Biz, ilim adamlarımızdan hakiki güzelliği sergilemelerini isteriz. Tevazularını
bırakmadan, sabırla bildiklerini halka anlatmalarını ve halkı da
bilgilendirmelerini bekleriz. Çünkü bildiklerin sana ait değil, sana verilmiş
bir emanetten ibaret. Çünkü “Bilgi,
bilinene bağlıdır” sen sadece aracısın. Bilgi sana, ilmin
kaynağından, yani Allah’tan verildi, kıymetini bilmek lazım. İlim adamının
kendinde sakladığı bilgi, yok hükmündedir. ‘Bilsen ne, bilmesen ne’ manası vardır,
aslında en büyük zulümdür pintilikle saklanan bilgi.
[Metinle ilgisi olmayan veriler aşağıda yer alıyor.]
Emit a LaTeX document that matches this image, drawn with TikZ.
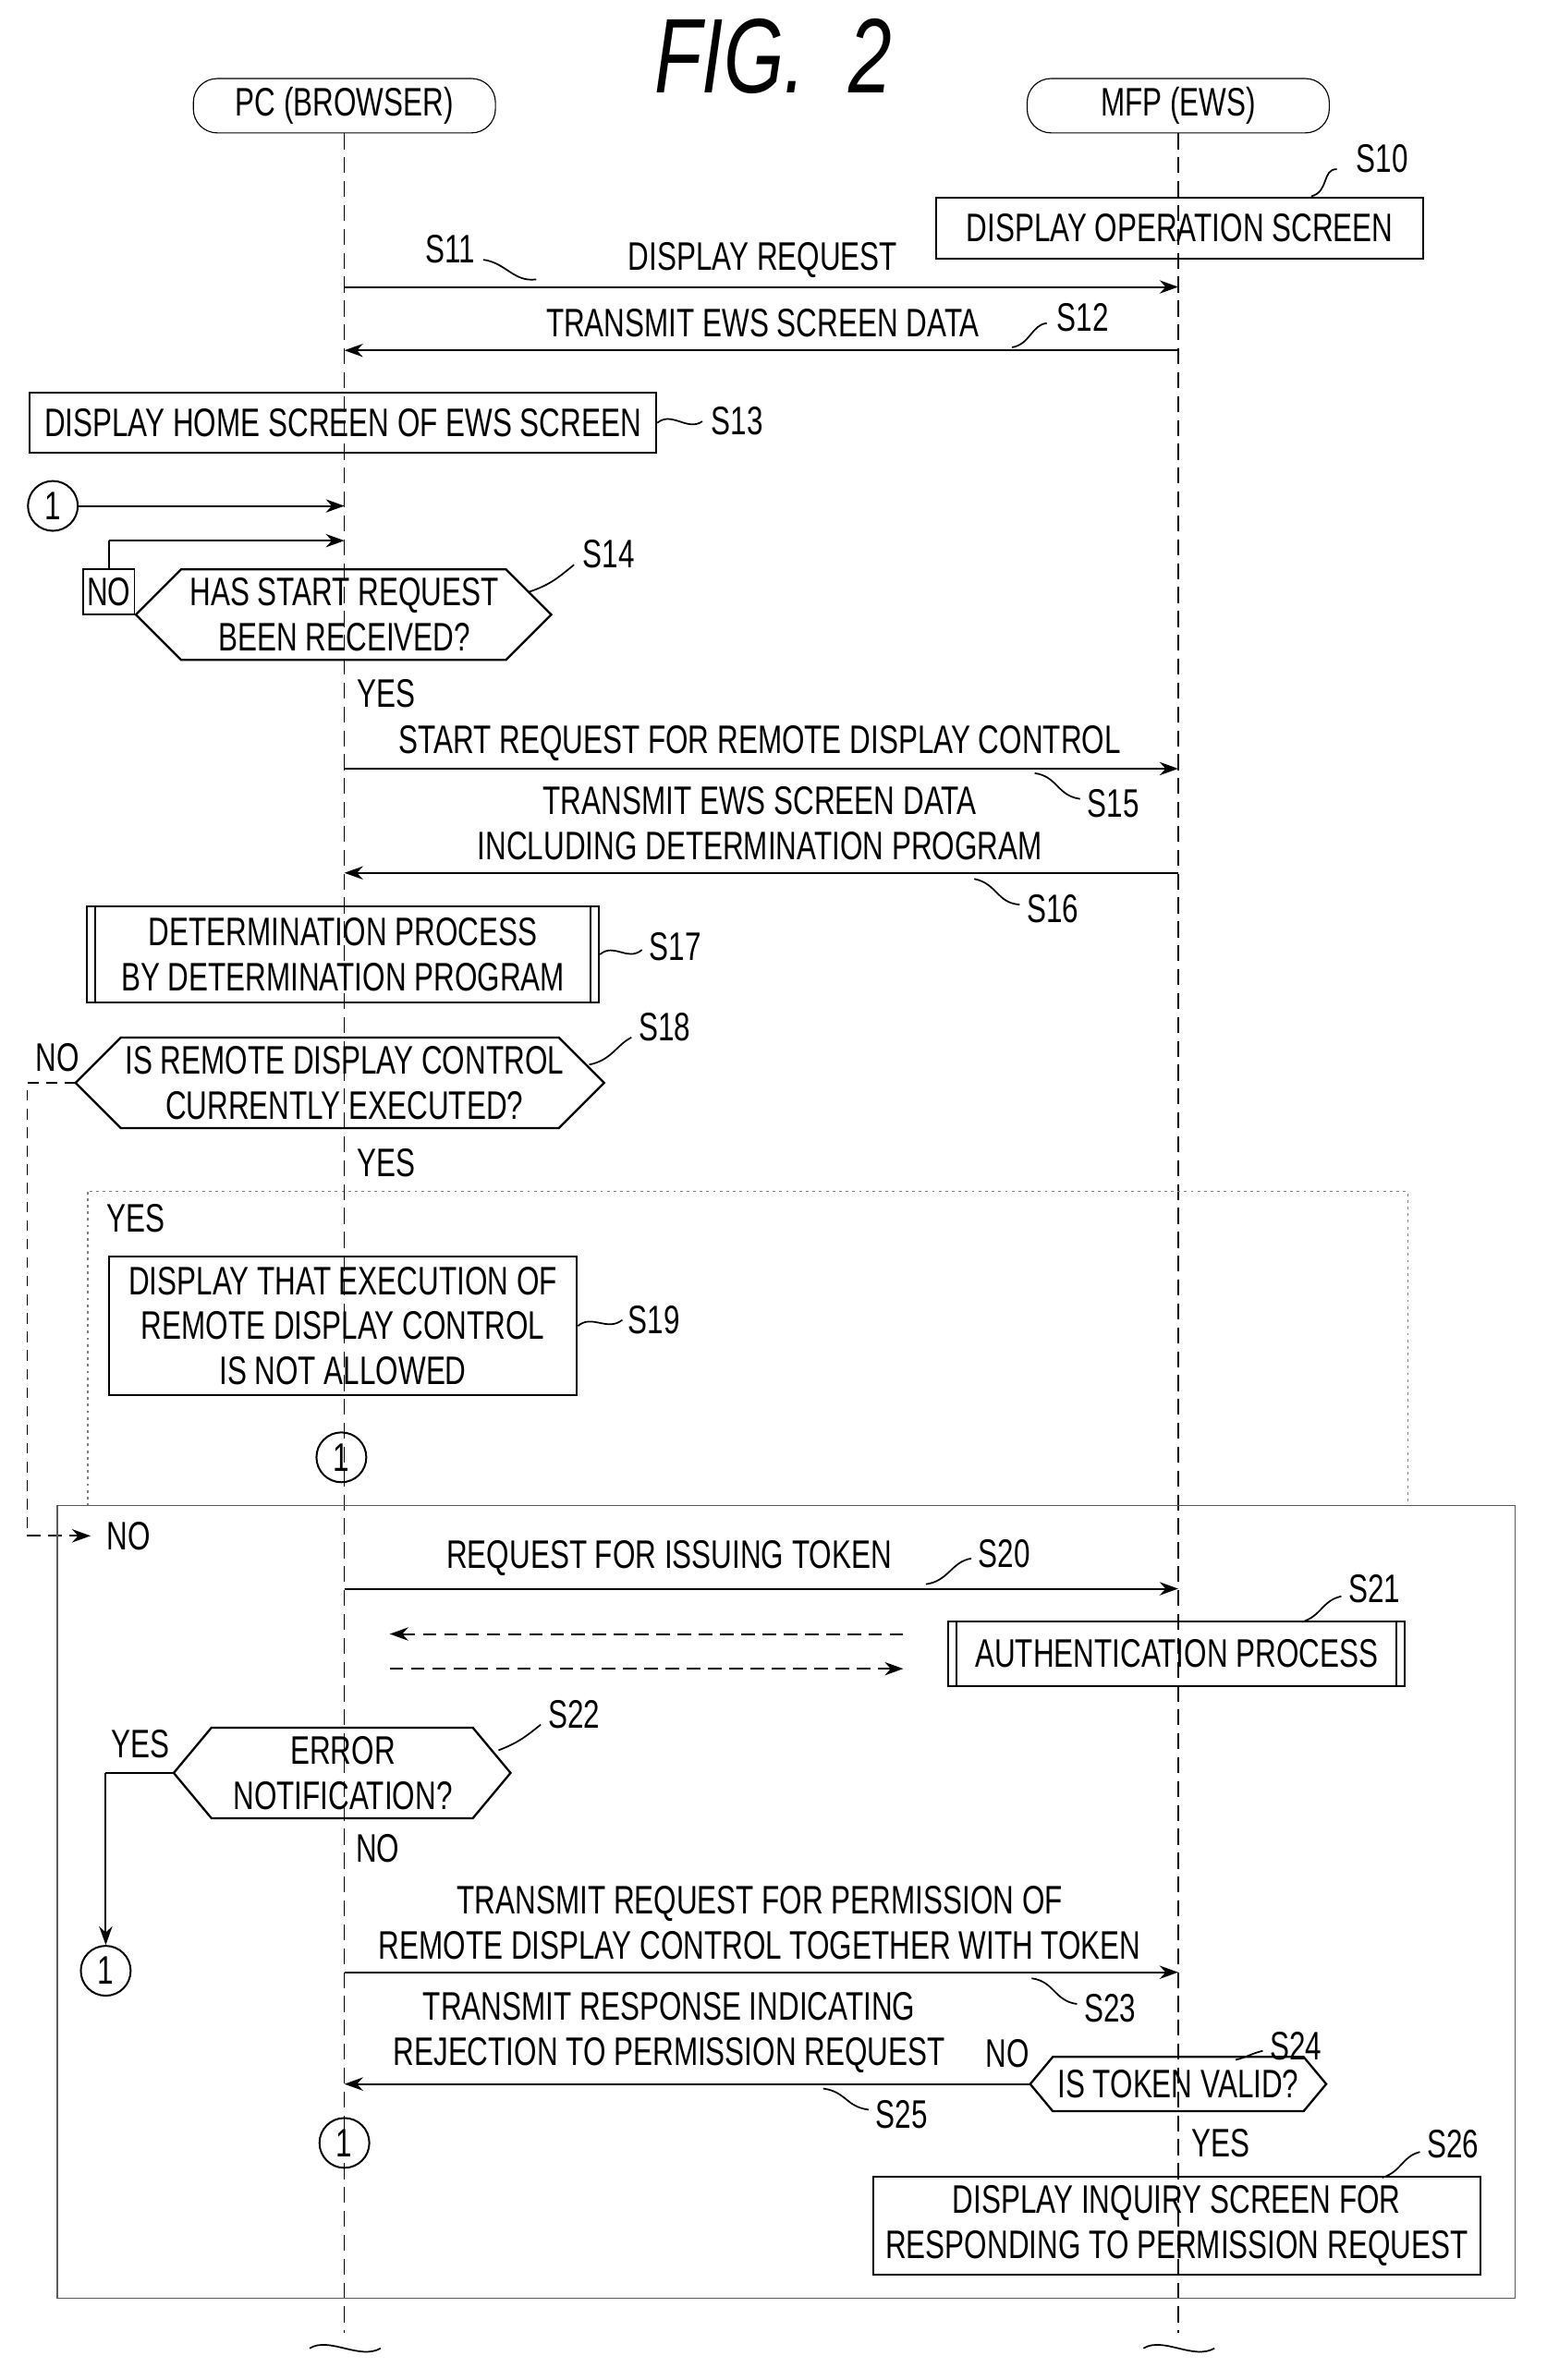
\documentclass[tikz,border=0pt]{standalone}
\usepackage{fontspec}
\setmainfont{Liberation Sans}[FakeStretch=0.73]
\usetikzlibrary{arrows.meta}
\begin{document}
\begin{tikzpicture}[x=0.02cm,y=-0.02cm,
  every node/.style={font=\fontsize{15}{17}\selectfont, inner sep=0pt, align=center},
  box/.style={draw, line width=0.7pt, minimum height=40*0.02cm},
  life/.style={draw, dash pattern=on 6pt off 3pt, line width=0.5pt},
  msg/.style={draw, line width=0.7pt, -{Stealth[length=7pt,width=5pt]}},
  dmsg/.style={draw, line width=0.7pt, dash pattern=on 5pt off 3pt, -{Stealth[length=7pt,width=5pt]}},
  lead/.style={draw, line width=0.6pt},
  con/.style={draw, circle, line width=0.7pt, minimum size=33*0.02cm},
  hx/.style={draw, line width=0.8pt}]
\useasboundingbox (0,0) rectangle (1024,1576);
% title
\node[font=\fontsize{40}{44}\selectfont\itshape] (title) at (512,37) {FIG.\ \ 2};
% headers
\node[draw, rounded corners=9pt, minimum width=200*0.02cm, minimum height=36*0.02cm] (pc) at (228,70) {PC (BROWSER)};
\node[draw, rounded corners=9pt, minimum width=200*0.02cm, minimum height=36*0.02cm] (mfp) at (780,70) {MFP (EWS)};
\coordinate (pcb) at (228,1545); \coordinate (mfpb) at (780,1545);
\path[life] (pc.south) -- (pcb);
\path[life] (mfp.south) -- (mfpb);
\draw[line width=0.6pt] (205,1555) .. controls (218,1547) and (238,1563) .. (252,1555);
\draw[line width=0.6pt] (757,1555) .. controls (770,1547) and (790,1563) .. (804,1555);
% S10
\node[box, minimum width=322*0.02cm] (s10) at (781,151) {DISPLAY OPERATION SCREEN};
\node (l10) at (915,105) {S10};
\path[lead] (885,112) .. controls (875,112) and (880,127) .. (868,130);
% S11 / S12
\coordinate (a11) at (228,190); \coordinate (b11) at (780,190);
\path[msg] (a11) -- (b11);
\node (t11) at (505,172) {DISPLAY REQUEST};
\node (l11) at (298,165) {S11};
\path[lead] (320,172) .. controls (335,174) and (340,187) .. (355,185);
\coordinate (a12) at (780,232); \coordinate (b12) at (228,232);
\path[msg] (a12) -- (b12);
\node (t12) at (505,214) {TRANSMIT EWS SCREEN DATA};
\node (l12) at (717,210) {S12};
\path[lead] (693,214) .. controls (683,215) and (682,228) .. (670,230);
% S13
\node[box, minimum width=415*0.02cm] (s13) at (227,280) {DISPLAY HOME SCREEN OF EWS SCREEN};
\node (l13) at (488,279) {S13};
\path[lead] (s13.east) .. controls (445,272) and (455,286) .. (465,279);
% connector 1 and loop
\node[con] (c1) at (35,335) {1};
\coordinate (c1e) at (228,335);
\path[msg] (c1) -- (c1e);
% S14
\draw[hx] (90,407) -- (120,377) -- (335,377) -- (365,407) -- (335,437) -- (120,437) -- cycle;
\node (s14) at (228,407) {HAS START REQUEST\\BEEN RECEIVED?};
\node[draw, line width=0.6pt, minimum width=34*0.02cm, minimum height=30*0.02cm] (no14) at (72,392) {NO};
\coordinate (lp) at (72,358); \coordinate (lpe) at (228,358);
\draw[line width=0.7pt] (no14.north) -- (lp);
\path[msg] (lp) -- (lpe);
\node (l14) at (403,367) {S14};
\path[lead] (380,374) .. controls (370,382) and (365,387) .. (350,392);
\node (y14) at (256,459) {YES};
% S15
\coordinate (a15) at (228,509); \coordinate (b15) at (780,509);
\path[msg] (a15) -- (b15);
\node (t15) at (503,492) {START REQUEST FOR REMOTE DISPLAY CONTROL};
\node (l15) at (737,532) {S15};
\path[lead] (715,529) .. controls (700,527) and (700,514) .. (685,512);
% S16
\coordinate (a16) at (780,578); \coordinate (b16) at (228,578);
\path[msg] (a16) -- (b16);
\node (t16) at (503,545) {TRANSMIT EWS SCREEN DATA\\INCLUDING DETERMINATION PROGRAM};
\node (l16) at (697,602) {S16};
\path[lead] (675,599) .. controls (660,598) and (660,585) .. (645,582);
% S17
\node[box, minimum width=339*0.02cm, minimum height=64*0.02cm] (s17) at (227,632) {DETERMINATION PROCESS\\BY DETERMINATION PROGRAM};
\draw[line width=0.7pt] ([xshift=6*0.02cm]s17.north west) -- ([xshift=6*0.02cm]s17.south west);
\draw[line width=0.7pt] ([xshift=-6*0.02cm]s17.north east) -- ([xshift=-6*0.02cm]s17.south east);
\node (l17) at (447,627) {S17};
\path[lead] (s17.east) .. controls (407,624) and (415,637) .. (425,629);
% S18
\draw[hx] (50,717) -- (80,687) -- (370,687) -- (400,717) -- (370,747) -- (80,747) -- cycle;
\node (s18) at (228,717) {IS REMOTE DISPLAY CONTROL\\CURRENTLY EXECUTED?};
\node (n18) at (38,700) {NO};
\node (l18) at (440,680) {S18};
\path[lead] (418,687) .. controls (408,692) and (405,702) .. (390,705);
\node (y18) at (256,770) {YES};
\coordinate (nl1) at (18,717); \coordinate (nl2) at (18,1017); \coordinate (nl3) at (60,1017);
\draw[line width=0.6pt, dash pattern=on 4pt off 3pt] (50,717) -- (nl1) -- (nl2);
\path[dmsg] (nl2) -- (nl3);
% YES frame
\draw[line width=0.5pt, gray, dash pattern=on 1pt off 1.5pt] (58,789) rectangle (932,997);
\node (yf) at (90,807) {YES};
\node[box, minimum width=310*0.02cm, minimum height=92*0.02cm] (s19) at (227,878) {DISPLAY THAT EXECUTION OF\\REMOTE DISPLAY CONTROL\\IS NOT ALLOWED};
\node (l19) at (433,874) {S19};
\path[lead] (s19.east) .. controls (392,870) and (402,882) .. (412,874);
\node[con] (c19) at (226,965) {1};
% NO frame
\draw[line width=0.5pt, gray!70!black] (38,997) rectangle (1003,1522);
\node (nf) at (85,1017) {NO};
% S20
\coordinate (a20) at (228,1052); \coordinate (b20) at (780,1052);
\path[msg] (a20) -- (b20);
\node (t20) at (443,1032) {REQUEST FOR ISSUING TOKEN};
\node (l20) at (665,1029) {S20};
\path[lead] (643,1032) .. controls (630,1034) and (628,1047) .. (613,1049);
% S21
\node[box, minimum width=302*0.02cm, minimum height=43*0.02cm] (s21) at (779,1095) {AUTHENTICATION PROCESS};
\draw[line width=0.7pt] ([xshift=6*0.02cm]s21.north west) -- ([xshift=6*0.02cm]s21.south west);
\draw[line width=0.7pt] ([xshift=-6*0.02cm]s21.north east) -- ([xshift=-6*0.02cm]s21.south east);
\node (l21) at (910,1052) {S21};
\path[lead] (888,1057) .. controls (875,1060) and (875,1070) .. (862,1074);
\coordinate (d1a) at (598,1082); \coordinate (d1b) at (258,1082);
\coordinate (d2a) at (258,1105); \coordinate (d2b) at (598,1105);
\path[dmsg] (d1a) -- (d1b);
\path[dmsg] (d2a) -- (d2b);
% S22
\draw[hx] (115,1174) -- (140,1144) -- (313,1144) -- (338,1174) -- (313,1204) -- (140,1204) -- cycle;
\node (s22) at (227,1174) {ERROR\\NOTIFICATION?};
\node (y22) at (93,1155) {YES};
\node (l22) at (380,1135) {S22};
\path[lead] (358,1142) .. controls (348,1150) and (343,1154) .. (330,1159);
\coordinate (e1) at (115,1174); \coordinate (e2) at (70,1174);
\node[con] (c22) at (70,1305) {1};
\draw[line width=0.7pt] (e1) -- (e2);
\path[msg] (e2) -- (c22);
\node (n22) at (250,1224) {NO};
% S23
\coordinate (a23) at (228,1306); \coordinate (b23) at (780,1306);
\path[msg] (a23) -- (b23);
\node (t23) at (503,1273) {TRANSMIT REQUEST FOR PERMISSION OF\\REMOTE DISPLAY CONTROL TOGETHER WITH TOKEN};
\node (l23) at (735,1330) {S23};
\path[lead] (713,1327) .. controls (698,1325) and (698,1312) .. (683,1310);
% S24
\draw[hx] (682,1380) -- (697,1362) -- (863,1362) -- (878,1380) -- (863,1398) -- (697,1398) -- cycle;
\node (s24) at (780,1380) {IS TOKEN VALID?};
\node (n24) at (667,1360) {NO};
\node (l24) at (858,1355) {S24};
\path[lead] (836,1358) .. controls (828,1360) and (826,1362) .. (818,1364);
% S25
\coordinate (a25) at (682,1380); \coordinate (b25) at (228,1380);
\path[msg] (a25) -- (b25);
\node (t25) at (443,1346) {TRANSMIT RESPONSE INDICATING\\REJECTION TO PERMISSION REQUEST};
\node (l25) at (597,1400) {S25};
\path[lead] (575,1397) .. controls (560,1395) and (560,1385) .. (545,1383);
\node[con] (c25) at (228,1419) {1};
\node (y24) at (808,1419) {YES};
% S26
\node[box, minimum width=402*0.02cm, minimum height=65*0.02cm] (s26) at (779,1474) {DISPLAY INQUIRY SCREEN FOR\\RESPONDING TO PERMISSION REQUEST};
\node (l26) at (962,1420) {S26};
\path[lead] (940,1425) .. controls (928,1428) and (928,1438) .. (915,1442);
\end{tikzpicture}
\end{document}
‘Kendini Bilmek’ adlı, 24.02.2012 tarihli
makalesinde Prof. Hasan Onat: “İnsanın
kendini inşa sürecinde bilim de, san’at da, insana kendini bilmenin, tanımanın,
anlamanın en güvenli kapılarını aralarlar. Bilim, kendini bilmek isteyen insana
önce haddini bilmesi gerektiğini öğretir. İnsanoğlu, bilmeye başladığı andan
itibaren, bilmenin Popper’in ifadesiyle ‘bilgisizlikteki eşitliği’ pek de fazla
bozmadığını anlar. Belki de Yunus’u hatırlamanın tam yeridir: ‘İlim ilim
bilmektir; / İlim, kendin bilmektir. / Sen kendin bilmezsen, / Bu nice
okumaktır.”
Niyazi Mısrî bir beytinin
ikinci mısraında:
“Dersini var Hakk’dan al kim ilmin ola reh-nümâ” ilmin
yol gösterici olması için, ilmin Hakk’tan aldığının bilinmesi gerektiği açık
bir şekilde anlatılmaktadır. Ki, ilim adamı Hakk’tan gelen bilgiyi saklayamaz,
saklamamalı. Cömertlik en güzel tahsil ettirmekle ortaya çıkar. Öğretmenin,
ilim adamının cömert olmasıyla, medeniyetler kurulur.
İnsanlar hem kendilerinin,
hem ülkelerinin içinde bulunduğu sıkıntılarının sebeplerinin, cahil, kendini
bilmez, bildiklerini anlatmaz, anlatmaya korkan ilim adamları olduklarını
söylerlerse hiç de abartmış olmazlar.